For now, ingenuity is alleviating the pinch. Tesla’s induction motors in electric cars need no rare earths. Other industries have cut rare earth use or substituted. Prices of rare earths are dropping. But if normal market logic resumes and rare earth demand soars again, where will we be?
Like rare earths, all mineral reserves have ill-defined limits characterized by diminishing richness of ore. If growth consuming them continues to average 2% annually, we dig faster and deeper through known reserves on into less and less concentrated sources. For the punch line of this see the graph. Question: If global return on energy (EROEI) is diminishing, and if the concentration of ores we mine is diminishing, where are we headed?

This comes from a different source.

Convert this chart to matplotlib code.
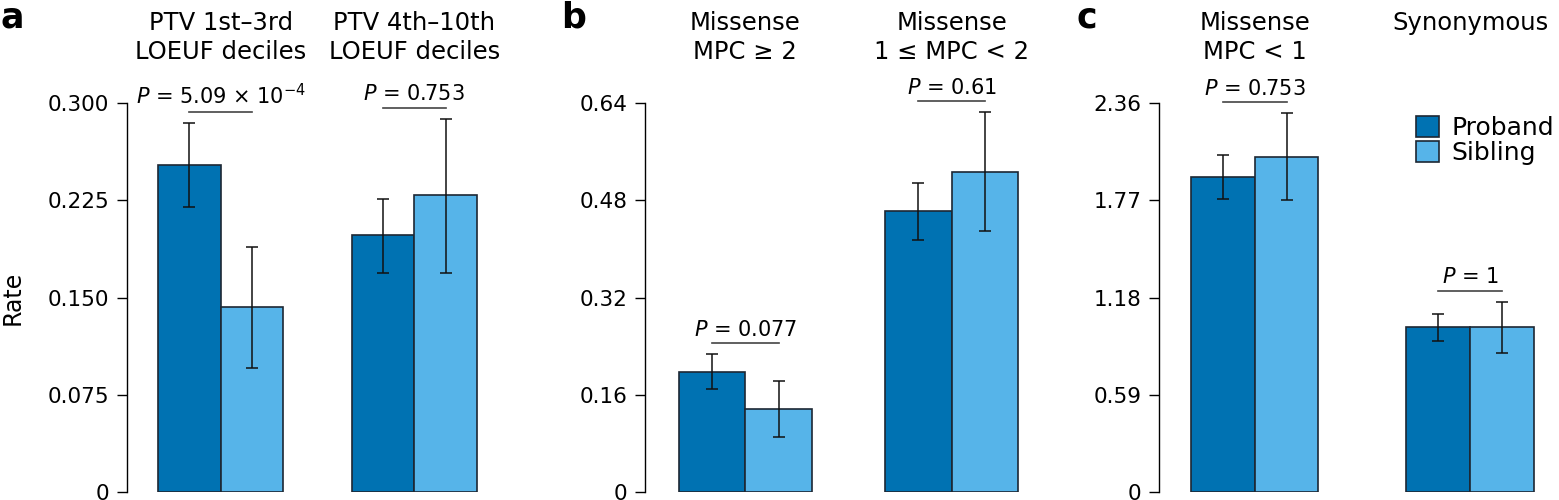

A 2% rate of growth over a period of 50 years racks up a 270% rise in annual use. Note that Diederen projects that at that growth rate we’d even exceed present proven reserves of iron ore (Fe), and be grubbing ever more rock to get less and less iron.
Diederen is also one of the few estimators that sees the dilemma of extracting more minerals from lower and lower grade deposits. See the next graph for his illustration of it.
Note that the X-axis is grade, not time. If one thinks time in mining (or extracting oil), it is apt to go from right to left. The graph illustrates starting with rich, concentrated sources and using more and more energy going right to left, hitting a peak rate, then declining as the ore quality decreases until finally, nothing can be gained by working further. As ore quality decreases or as sites become less accessible (like under a sea floor), better and better technology can increase the quantity extracted, but it takes more work to get it.
Finally, concentration is so low that trying to separate the molecules wanted from everything else is like boiling the ocean: can’t muster enough energy and would waste it if you did. Somewhere in this transition, entrepreneurs will conclude that a one-ton pile of used cell phones is far richer ore for many minerals than anything that can be found in nature.